Hoje ela recebeu o chamado. Desesperou-se ao imaginar que poderia ficar sem a sua vez. Não poderia ser, todos têm a sua! Buscou o irmão chorosa, inquieta, infantil. Não podia permitir que isso acontecesse, Não, não dá.

O irmão tentou explicar à "menina velha" que não havia com o que se preocupar. Explicou, ponderou, demonstrou que não era um chamado exato, poderia ter uma semana ainda.

- Sete dias não são nada, criatura! Nos jornais diz! Leva tempo! Por que você acha que a gente espera tanto?

- Já disse que isso não existe, menina!

- Existe, sim. você sabe que existe. Sabe e espera!

- E quem disse que dura? Que a pessoa espera é certo. Que cada um tem sua vez, você "constata", nesses papéis que vou morrer explicando que NÃO SÃO REAIS, mas minha doce irmã, diga-me, quem lhe garante que dura? Em nenhum jornal você leu quanto dura, ninguém voltou para dizer como está sendo, não estou certo?
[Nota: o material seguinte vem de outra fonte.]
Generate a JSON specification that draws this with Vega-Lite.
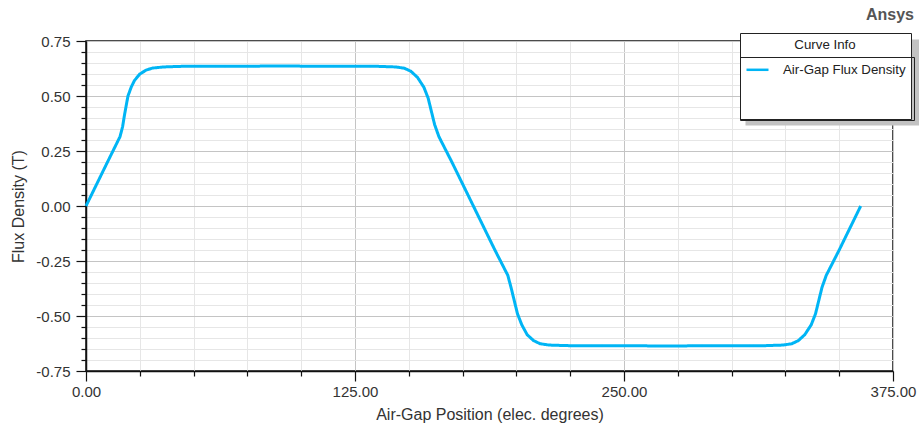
{
  "$schema": "https://vega.github.io/schema/vega-lite/v6.json",
  "width": 807,
  "height": 330,
  "autosize": {"type": "none"},
  "padding": {"left": 86, "top": 41, "right": 26, "bottom": 59},
  "background": "white",
  "config": {
    "font": "Liberation Sans",
    "view": {"stroke": "#111", "strokeWidth": 1.5},
    "axis": {
      "domainColor": "#111", "domainWidth": 1.5, "tickColor": "#111", "tickWidth": 1.2,
      "labelColor": "#333", "labelFontSize": 15, "titleColor": "#333", "titleFontSize": 16, "titleFontWeight": "normal",
      "gridWidth": 1
    }
  },
  "title": {"text": "Ansys", "anchor": "end", "frame": "group", "fontSize": 16, "fontWeight": "bold", "color": "#555", "dx": 21, "offset": 10},
  "data": {"values": [
    {"pos": 0, "b": 0.0}, {"pos": 5, "b": 0.10}, {"pos": 10, "b": 0.20}, {"pos": 15.8, "b": 0.315},
    {"pos": 17, "b": 0.36}, {"pos": 18, "b": 0.42}, {"pos": 19.5, "b": 0.50}, {"pos": 21, "b": 0.54},
    {"pos": 22.5, "b": 0.57}, {"pos": 25, "b": 0.60}, {"pos": 28, "b": 0.618}, {"pos": 31, "b": 0.627},
    {"pos": 36, "b": 0.632}, {"pos": 45, "b": 0.635}, {"pos": 90, "b": 0.636}, {"pos": 135, "b": 0.635},
    {"pos": 144, "b": 0.632}, {"pos": 148, "b": 0.626}, {"pos": 151, "b": 0.612}, {"pos": 154, "b": 0.585},
    {"pos": 157, "b": 0.54}, {"pos": 159, "b": 0.49}, {"pos": 160.5, "b": 0.43}, {"pos": 162, "b": 0.37},
    {"pos": 164, "b": 0.315}, {"pos": 170, "b": 0.20}, {"pos": 175, "b": 0.10}, {"pos": 180, "b": 0.0},
    {"pos": 185, "b": -0.10}, {"pos": 190, "b": -0.20}, {"pos": 196, "b": -0.315}, {"pos": 197.5, "b": -0.37},
    {"pos": 199, "b": -0.43}, {"pos": 200.5, "b": -0.49}, {"pos": 202.5, "b": -0.54}, {"pos": 205, "b": -0.585},
    {"pos": 208, "b": -0.612}, {"pos": 211, "b": -0.626}, {"pos": 215, "b": -0.632}, {"pos": 225, "b": -0.635},
    {"pos": 270, "b": -0.636}, {"pos": 315, "b": -0.635}, {"pos": 324, "b": -0.632}, {"pos": 328, "b": -0.626},
    {"pos": 331, "b": -0.612}, {"pos": 334, "b": -0.585}, {"pos": 337, "b": -0.54}, {"pos": 339, "b": -0.49},
    {"pos": 340.5, "b": -0.43}, {"pos": 342, "b": -0.37}, {"pos": 344, "b": -0.315}, {"pos": 350, "b": -0.20},
    {"pos": 355, "b": -0.10}, {"pos": 360, "b": 0.0}
  ]},
  "mark": {"type": "line", "strokeWidth": 3},
  "encoding": {
    "x": {
      "field": "pos", "type": "quantitative",
      "scale": {"domain": [0, 375], "nice": false, "zero": false},
      "axis": {
        "title": "Air-Gap Position (elec. degrees)",
        "values": [0, 25, 50, 75, 100, 125, 150, 175, 200, 225, 250, 275, 300, 325, 350, 375],
        "labelExpr": "datum.value % 125 === 0 ? format(datum.value, '.2f') : ''",
        "labelFlush": false, "labelOverlap": false, "labelPadding": 3,
        "grid": true,
        "gridColor": {"condition": {"test": "datum.value % 125 === 0", "value": "#c4c4c4"}, "value": "#e6e6e6"},
        "tickSize": {"condition": {"test": "datum.value % 125 === 0", "value": 10}, "value": 5},
        "titleY": 43, "titleBaseline": "middle"
      }
    },
    "y": {
      "field": "b", "type": "quantitative",
      "scale": {"domain": [-0.75, 0.75], "nice": false, "zero": false},
      "axis": {
        "title": "Flux Density (T)",
        "values": [-0.75, -0.7, -0.65, -0.6, -0.55, -0.5, -0.45, -0.4, -0.35, -0.3, -0.25, -0.2, -0.15, -0.1, -0.05, 0, 0.05, 0.1, 0.15, 0.2, 0.25, 0.3, 0.35, 0.4, 0.45, 0.5, 0.55, 0.6, 0.65, 0.7, 0.75],
        "labelExpr": "abs(datum.value*4 - round(datum.value*4)) < 0.001 ? (datum.value < -0.001 ? '-' : '') + format(abs(datum.value), '.2f') : ''",
        "labelFlush": false, "labelOverlap": false, "labelPadding": 6,
        "grid": true,
        "gridColor": {"condition": {"test": "abs(datum.value*4 - round(datum.value*4)) < 0.001", "value": "#c4c4c4"}, "value": "#e6e6e6"},
        "tickSize": {"condition": {"test": "abs(datum.value*4 - round(datum.value*4)) < 0.001", "value": 10}, "value": 5},
        "titleX": -68, "titleY": 165, "titleAngle": -90, "titleAlign": "center", "titleBaseline": "middle"
      }
    },
    "color": {
      "datum": "Air-Gap Flux Density", "type": "nominal",
      "scale": {"domain": ["Air-Gap Flux Density", " "], "range": ["#00b5f5", "rgba(0,0,0,0)"]},
      "legend": {
        "orient": "none", "legendX": 654, "legendY": -8, "zindex": 2,
        "title": "Curve Info", "titleAnchor": "middle", "titleFontSize": 13.3, "titleFontWeight": "normal", "titleColor": "#222", "titlePadding": 6,
        "labelFontSize": 13.3, "labelColor": "#222", "labelOffset": 13, "labelLimit": 300,
        "symbolType": "stroke", "symbolSize": 484, "symbolStrokeWidth": 2.5,
        "padding": 5, "rowPadding": 18, "strokeColor": "#222", "fillColor": "white"
      }
    },
    "opacity": {
      "datum": "Air-Gap Flux Density", "type": "nominal",
      "scale": {"domain": ["Air-Gap Flux Density", "   "], "range": [1, 1]},
      "legend": {
        "orient": "none", "legendX": 654, "legendY": 16, "zindex": 3,
        "title": null,
        "labelExpr": "''", "labelFontSize": 13.3, "labelColor": "rgba(0,0,0,0)", "labelOffset": 139, "labelLimit": 300,
        "symbolType": "stroke", "symbolSize": 484, "symbolStrokeWidth": 2.5, "symbolStrokeColor": "rgba(0,0,0,0)", "symbolOpacity": 0,
        "padding": 5, "rowPadding": 15, "strokeColor": "#222", "fillColor": "rgba(0,0,0,0)"
      }
    },
    "strokeDash": {
      "datum": "Air-Gap Flux Density", "type": "nominal",
      "scale": {"domain": ["Air-Gap Flux Density", "  "], "range": [[1, 0], [1, 0]]},
      "legend": {
        "orient": "none", "legendX": 659, "legendY": -2, "zindex": 1,
        "title": " ", "titleAnchor": "middle", "titleFontSize": 13.3, "titleFontWeight": "normal", "titleColor": "rgba(0,0,0,0)", "titlePadding": 6,
        "labelExpr": "''", "labelFontSize": 13.3, "labelColor": "rgba(0,0,0,0)", "labelOffset": 139, "labelLimit": 300,
        "symbolType": "stroke", "symbolSize": 484, "symbolStrokeWidth": 2.5, "symbolStrokeColor": "rgba(0,0,0,0)", "symbolOpacity": 0,
        "padding": 5, "rowPadding": 18, "strokeColor": "rgba(0,0,0,0)", "fillColor": "#c2c2c2"
      }
    }
  }
}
- Eu sei que dura, tem que durar, ou não levaria tanto tempo. Sei disso...

Morrerá em um ou sete dias, conforme constatado no telefonema. Embora transmita lucidez, o irmão se preocupa, se consome, desespera. Conseguirá finalmente confirmar a teoria que tanto temia conhecer. Sua irmã está errada, sim, e morrerá em sete dias.

O amor não acontece, nem com todo mundo.

*(Ano 3000 depois do Boom)

05 setembro 2008

Ô susto

Não aguentou um só segundo a mais. Pulou da mesa, pegou o apito escondido e veio com todo gás me acordar. Tomei um susto daqueles. Jamais pude imaginar a sitação. Jamais pude imaginar muito, na verdade. Dizem que sou criativa, creio que não. Pior, cosntato que não. Sou uma mera comunicadora, difulsora de informação alheia.

Ela veio com tom de ameaça e com o lápis mais bem apontado que jamais consegui afiar na vida. Trouxe consigo também a borracha e de quebra uma caneta pendurada nas costas, para caso eu viesse com aquele papo que só saía na caneta, ao acaso.

Martinha saiu do aquário, ou melhor dizendo, do meu computador. Não suportou mais a abstiência.

- Que história é essa de me bloquear no seu HD?

- Vamos! comece! Quero uma história e prá já!

Sempre desconfiei que essa menina era um tanto vaidosa. Mimada não era, coitada, sua mãe e aquele asqueroso do Chicão mal lembram dela...Enfim, é vaidosa, não aceitará mais um dia longe do blog. Avisou ainda que só estampa de seu rosto não bastava mais, queria agora um cabeçalho com sua imagem.

Passei uns 15 minutos confusa, transtornada, jurando que ainda estava dormindo e que por isso o travesseiro poderia tranquilamente ser um belo pedaço de bolo. Ela estava lá, raivosa como de costume, perigosamente meiga, para variar. Chorou algumas poucas lágrimas de crocodilo, berrou no pé do ouvido e ainda trouxe Butuca e Rufão como "cães" de guarda.

"Não teve jeito que desse jeito". Martinha, sinto muito em dizê-la, seu equipamento falhou. Sim, sinto-me um equipamento que transcreve em rabiscos e falas o universo de um ser real, porém invisível, que habita meu "sistema neurótico central".

Não tenho conseguido desenhar nem tão pouco escrever, como se pode ver facilmente neste espaço cibernético. Mas não podia deixar de relatar tal fato. Martinha existe, é real, e mais perigosa do que jamais pensei. Absolutamente sedutora, armada, precavida e adulta para seus seis anos de idade. Por enquanto não prometerei postar suas vontades diariamente, ou semanalmente, mas posso garantir-lhe, Martinha, seu espaço no cabeçalho está garantido e em andamento, mais tarde termino, juro.